TEMPO.CO, Jakarta - Tiga negara produsen minyak kelapa sawit terbesar di dunia yang tergabung dalam Council of Palm Oil Producing Countries (CPOPC), yaitu Indonesia, Malaysia, dan Kolombia, hari ini, Kamis, 28 Februari 2019, bertemu di Hotel Mulia, Jakarta Pusat. Usai pertemuan, menteri dari ketiga negara sepakat untuk melawan larangan penggunaan biofuel berbahan dasar kelapa sawit oleh Uni Eropa dalam kebijakan Renewable Energy Directive (RED II).
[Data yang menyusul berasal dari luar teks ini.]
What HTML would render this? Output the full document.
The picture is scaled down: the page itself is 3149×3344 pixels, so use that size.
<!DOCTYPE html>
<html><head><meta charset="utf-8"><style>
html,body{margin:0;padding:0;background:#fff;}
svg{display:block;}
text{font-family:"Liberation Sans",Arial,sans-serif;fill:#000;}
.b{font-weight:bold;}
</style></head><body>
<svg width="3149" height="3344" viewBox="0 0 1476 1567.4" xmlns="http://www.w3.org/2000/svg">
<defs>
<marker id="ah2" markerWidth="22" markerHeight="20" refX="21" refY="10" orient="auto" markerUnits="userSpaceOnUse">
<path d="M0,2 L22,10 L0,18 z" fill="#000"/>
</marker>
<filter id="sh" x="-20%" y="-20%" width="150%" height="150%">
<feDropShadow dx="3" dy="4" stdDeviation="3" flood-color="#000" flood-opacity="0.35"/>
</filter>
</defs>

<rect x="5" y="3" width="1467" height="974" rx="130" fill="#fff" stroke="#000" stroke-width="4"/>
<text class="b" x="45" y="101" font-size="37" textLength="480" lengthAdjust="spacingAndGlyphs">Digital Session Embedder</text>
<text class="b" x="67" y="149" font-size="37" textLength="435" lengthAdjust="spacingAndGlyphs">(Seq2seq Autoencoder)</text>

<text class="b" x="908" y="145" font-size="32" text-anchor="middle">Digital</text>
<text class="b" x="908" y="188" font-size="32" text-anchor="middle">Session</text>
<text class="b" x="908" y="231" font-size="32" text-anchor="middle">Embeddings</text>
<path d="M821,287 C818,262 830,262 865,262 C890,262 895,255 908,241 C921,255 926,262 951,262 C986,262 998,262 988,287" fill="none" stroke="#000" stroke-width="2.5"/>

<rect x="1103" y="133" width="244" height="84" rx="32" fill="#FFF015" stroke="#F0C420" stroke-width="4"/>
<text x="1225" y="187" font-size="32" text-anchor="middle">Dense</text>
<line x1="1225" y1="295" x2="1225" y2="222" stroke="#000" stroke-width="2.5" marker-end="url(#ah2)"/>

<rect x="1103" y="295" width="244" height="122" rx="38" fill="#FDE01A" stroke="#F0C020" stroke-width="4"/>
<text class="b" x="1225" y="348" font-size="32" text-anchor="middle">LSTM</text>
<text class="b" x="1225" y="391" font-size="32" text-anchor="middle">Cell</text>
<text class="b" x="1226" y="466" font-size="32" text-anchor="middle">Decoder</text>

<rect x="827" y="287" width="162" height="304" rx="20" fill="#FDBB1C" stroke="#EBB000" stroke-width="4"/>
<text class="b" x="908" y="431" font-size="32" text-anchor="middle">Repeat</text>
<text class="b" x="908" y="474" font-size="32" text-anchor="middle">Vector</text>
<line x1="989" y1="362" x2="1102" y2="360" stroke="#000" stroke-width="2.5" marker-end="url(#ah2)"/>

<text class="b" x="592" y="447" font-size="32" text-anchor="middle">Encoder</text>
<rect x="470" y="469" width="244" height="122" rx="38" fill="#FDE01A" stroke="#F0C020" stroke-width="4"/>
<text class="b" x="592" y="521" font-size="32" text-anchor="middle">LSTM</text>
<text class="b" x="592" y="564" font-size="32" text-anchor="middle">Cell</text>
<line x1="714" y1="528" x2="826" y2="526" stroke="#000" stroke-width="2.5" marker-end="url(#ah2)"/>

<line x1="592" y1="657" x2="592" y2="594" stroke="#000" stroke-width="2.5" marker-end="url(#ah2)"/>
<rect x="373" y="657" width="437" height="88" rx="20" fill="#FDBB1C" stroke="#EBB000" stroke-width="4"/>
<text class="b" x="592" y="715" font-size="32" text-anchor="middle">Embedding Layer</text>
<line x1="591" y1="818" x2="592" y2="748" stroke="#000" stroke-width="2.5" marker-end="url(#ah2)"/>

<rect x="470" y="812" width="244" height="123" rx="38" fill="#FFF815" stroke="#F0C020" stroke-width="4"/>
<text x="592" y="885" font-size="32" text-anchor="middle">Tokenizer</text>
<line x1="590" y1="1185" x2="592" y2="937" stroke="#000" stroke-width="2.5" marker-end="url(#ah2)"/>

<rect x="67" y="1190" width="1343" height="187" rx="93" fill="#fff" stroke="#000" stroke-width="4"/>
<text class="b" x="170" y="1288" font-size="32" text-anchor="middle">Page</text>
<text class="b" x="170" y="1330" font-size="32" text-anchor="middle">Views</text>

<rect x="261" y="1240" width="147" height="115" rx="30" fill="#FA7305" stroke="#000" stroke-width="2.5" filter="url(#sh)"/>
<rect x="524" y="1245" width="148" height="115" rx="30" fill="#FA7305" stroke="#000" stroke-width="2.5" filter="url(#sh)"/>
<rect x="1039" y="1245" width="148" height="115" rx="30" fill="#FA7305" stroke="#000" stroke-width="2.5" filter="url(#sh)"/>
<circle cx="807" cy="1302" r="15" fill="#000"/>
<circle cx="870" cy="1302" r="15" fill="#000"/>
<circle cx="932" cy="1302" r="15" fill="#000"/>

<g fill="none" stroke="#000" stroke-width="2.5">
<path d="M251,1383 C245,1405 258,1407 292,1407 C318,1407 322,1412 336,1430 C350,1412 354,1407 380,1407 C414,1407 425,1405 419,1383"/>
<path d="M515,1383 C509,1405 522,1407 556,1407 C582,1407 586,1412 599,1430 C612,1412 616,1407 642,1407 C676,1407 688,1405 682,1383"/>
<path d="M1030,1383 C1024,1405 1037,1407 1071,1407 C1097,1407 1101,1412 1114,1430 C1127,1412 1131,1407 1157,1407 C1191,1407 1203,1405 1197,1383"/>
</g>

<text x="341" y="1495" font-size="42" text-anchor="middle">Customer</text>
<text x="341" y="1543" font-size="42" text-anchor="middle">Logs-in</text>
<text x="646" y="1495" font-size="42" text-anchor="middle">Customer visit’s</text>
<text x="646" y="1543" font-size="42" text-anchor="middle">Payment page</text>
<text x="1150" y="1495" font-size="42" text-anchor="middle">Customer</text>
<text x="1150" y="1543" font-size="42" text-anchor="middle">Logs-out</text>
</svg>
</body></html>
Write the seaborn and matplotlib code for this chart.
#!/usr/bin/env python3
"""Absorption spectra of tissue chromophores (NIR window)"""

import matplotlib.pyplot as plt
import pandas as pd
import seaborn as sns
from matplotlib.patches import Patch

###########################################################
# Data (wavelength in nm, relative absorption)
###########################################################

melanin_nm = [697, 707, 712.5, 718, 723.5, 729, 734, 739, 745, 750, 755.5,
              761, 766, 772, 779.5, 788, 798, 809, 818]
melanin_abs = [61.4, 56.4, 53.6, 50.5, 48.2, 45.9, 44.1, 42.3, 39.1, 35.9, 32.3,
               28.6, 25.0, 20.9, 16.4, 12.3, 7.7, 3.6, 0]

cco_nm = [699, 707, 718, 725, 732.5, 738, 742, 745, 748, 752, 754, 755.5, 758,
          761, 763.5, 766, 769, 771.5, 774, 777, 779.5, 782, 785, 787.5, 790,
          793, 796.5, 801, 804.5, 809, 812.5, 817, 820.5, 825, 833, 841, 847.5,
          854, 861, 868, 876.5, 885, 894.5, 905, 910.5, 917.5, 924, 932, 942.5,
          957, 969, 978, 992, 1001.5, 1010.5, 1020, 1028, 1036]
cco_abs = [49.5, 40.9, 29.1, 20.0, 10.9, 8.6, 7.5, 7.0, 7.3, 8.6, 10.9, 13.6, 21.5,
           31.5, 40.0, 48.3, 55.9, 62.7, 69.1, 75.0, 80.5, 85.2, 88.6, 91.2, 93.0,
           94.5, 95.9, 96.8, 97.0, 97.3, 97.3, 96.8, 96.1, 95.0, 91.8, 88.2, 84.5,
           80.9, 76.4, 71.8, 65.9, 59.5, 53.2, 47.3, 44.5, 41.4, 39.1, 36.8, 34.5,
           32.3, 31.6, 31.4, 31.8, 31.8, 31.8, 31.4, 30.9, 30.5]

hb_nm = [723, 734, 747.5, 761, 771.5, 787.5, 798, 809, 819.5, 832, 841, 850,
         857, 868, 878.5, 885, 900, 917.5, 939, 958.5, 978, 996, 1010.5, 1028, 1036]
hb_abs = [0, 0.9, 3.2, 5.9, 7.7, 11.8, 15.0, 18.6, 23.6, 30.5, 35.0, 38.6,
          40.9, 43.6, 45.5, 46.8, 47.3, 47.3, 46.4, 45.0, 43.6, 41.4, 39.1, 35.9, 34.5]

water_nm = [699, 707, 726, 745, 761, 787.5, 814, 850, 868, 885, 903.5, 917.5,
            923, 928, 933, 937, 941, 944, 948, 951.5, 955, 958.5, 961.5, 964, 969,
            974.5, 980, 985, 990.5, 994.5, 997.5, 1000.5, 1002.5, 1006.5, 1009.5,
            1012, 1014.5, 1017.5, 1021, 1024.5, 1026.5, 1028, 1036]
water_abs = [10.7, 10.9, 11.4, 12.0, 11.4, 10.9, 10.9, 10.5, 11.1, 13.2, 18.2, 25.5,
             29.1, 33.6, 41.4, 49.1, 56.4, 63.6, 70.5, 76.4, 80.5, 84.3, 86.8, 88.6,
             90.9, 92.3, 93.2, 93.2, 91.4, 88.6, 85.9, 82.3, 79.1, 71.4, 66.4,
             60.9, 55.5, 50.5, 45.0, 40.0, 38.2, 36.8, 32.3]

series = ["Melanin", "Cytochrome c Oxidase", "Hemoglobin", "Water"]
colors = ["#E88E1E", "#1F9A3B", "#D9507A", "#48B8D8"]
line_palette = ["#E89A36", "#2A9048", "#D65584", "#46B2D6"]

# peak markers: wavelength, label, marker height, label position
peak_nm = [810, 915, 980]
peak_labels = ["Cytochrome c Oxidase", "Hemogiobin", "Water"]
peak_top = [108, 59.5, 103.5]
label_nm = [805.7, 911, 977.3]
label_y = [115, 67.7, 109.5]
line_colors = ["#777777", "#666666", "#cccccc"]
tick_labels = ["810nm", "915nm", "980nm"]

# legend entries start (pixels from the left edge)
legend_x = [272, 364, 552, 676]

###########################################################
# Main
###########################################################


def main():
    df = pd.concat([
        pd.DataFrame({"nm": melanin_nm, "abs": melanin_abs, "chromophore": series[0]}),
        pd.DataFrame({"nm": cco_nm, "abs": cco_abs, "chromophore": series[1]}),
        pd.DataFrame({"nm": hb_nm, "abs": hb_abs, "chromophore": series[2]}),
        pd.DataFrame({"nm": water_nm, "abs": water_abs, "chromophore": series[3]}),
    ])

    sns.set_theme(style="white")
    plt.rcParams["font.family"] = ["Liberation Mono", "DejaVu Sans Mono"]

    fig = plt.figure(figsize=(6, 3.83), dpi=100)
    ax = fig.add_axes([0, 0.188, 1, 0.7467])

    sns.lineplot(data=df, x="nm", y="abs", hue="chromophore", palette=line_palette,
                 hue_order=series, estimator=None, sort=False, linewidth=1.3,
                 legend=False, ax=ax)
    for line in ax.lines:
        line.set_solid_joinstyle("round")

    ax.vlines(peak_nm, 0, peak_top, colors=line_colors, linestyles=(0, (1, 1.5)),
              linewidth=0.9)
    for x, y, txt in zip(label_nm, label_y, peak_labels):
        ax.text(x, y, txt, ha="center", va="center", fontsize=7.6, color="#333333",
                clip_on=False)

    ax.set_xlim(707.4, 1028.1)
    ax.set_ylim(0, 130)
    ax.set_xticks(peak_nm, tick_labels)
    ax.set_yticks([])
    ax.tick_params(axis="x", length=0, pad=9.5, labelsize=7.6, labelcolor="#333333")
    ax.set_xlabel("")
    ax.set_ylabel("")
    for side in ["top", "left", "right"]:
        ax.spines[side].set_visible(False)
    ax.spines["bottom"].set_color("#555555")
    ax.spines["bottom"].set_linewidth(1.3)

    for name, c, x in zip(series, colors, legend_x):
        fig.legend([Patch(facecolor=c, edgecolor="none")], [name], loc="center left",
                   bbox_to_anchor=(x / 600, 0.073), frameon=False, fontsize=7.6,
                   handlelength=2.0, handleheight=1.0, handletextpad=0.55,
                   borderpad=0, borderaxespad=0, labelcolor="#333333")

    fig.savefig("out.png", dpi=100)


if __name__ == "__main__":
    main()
Simak: Studi IUCN: Kelapa Sawit Lebih Efisien dalam Penggunaan Lahan
"Para menteri sepakat untuk mengirim joint mission ke Uni Eropa guna menyuarakan isu ini," kata Menteri Koordinator Bidang Perekonomian Darmin Nasution dalam The 6th Ministerial Meeting of Council of Palm Oil Producing Countries (CPOPC), Kamis 28 Februari 2019.
Larangan dari Uni Eropa ini muncul karena mereka memasukkan minyak kelapa sawit dalam kategori high-risk Indirect Land Use Change (ILUC) alias pengalihan penggunaan lahan yang memiliki resiko tinggi. Akibatnya, minyak kelapa sawit dinilai berkontribusi pada deforestasi maupun perubahan iklim.
Duta Besar Uni Eropa untuk Indonesia, Vincent Guerend telah menegaskan bahwa Uni Eropa sama sekali tidak akan bertindak diskriminatif, terutama terhadap sawit Indonesia. Selama ini, standar perkebunan keberlanjutan juga diberlakukan pada sumber bahan biofuel lainnya seperti jagung, hingga kedelai. "Jadi tidak hanya sawit saja," ujarnya.
Tapi bagi Indonesia, Malaysia, dan Kolombia, kata Darmin, RED II adalah sebuah bentuk diskriminasi dan kompromi politik di internal Uni Eropa. Uni Eropa, kata dia, mengisolir minyak kelapa sawit demi menguntungkan bahan baku biofuel dari minyak nabati lainnya. "Larangan biofuel berbasis CPO lewat konsep ILUC ini, yang padahal secara ilmiah masih dipertanyakan," kata Darmin.
Alasannya, kriteria dalam ILUC memang sedari awal difokuskan pada CPO maupun deforestasi. Sebaliknya, ILUC ini tidak memasukkan masalah lingkungan pada sumber minyak nabati lainnya. "Gak bisa kayak ILUC, yang diserang di awal hanya kelapa sawit, itu namanya tidak beradab," ujarnya.
Menteri Industri Primer Malaysia Theresa Kok yang ikut hadir dalam pertemuan menilai Uni Eropa ketidakadilan Uni Eropa tidak hanya pada konsep ILUC, tapi juga pada upaya pengembangan sawit secara berkelanjutan oleh Indonesia dan Malaysia. "Kalau kita sudah membangun dengan sustainability, mereka justru gak respon, it is not fair (ini tidak adil)," kata dia.
Untuk itu, joint mission atau tim misi gabungan ketiga negara ini akan segera menyampaikan sikap langsung ke Uni Eropa. "Kami akan menyuarakan keprihatinan dan bantahan-bantahan kami," kata dia.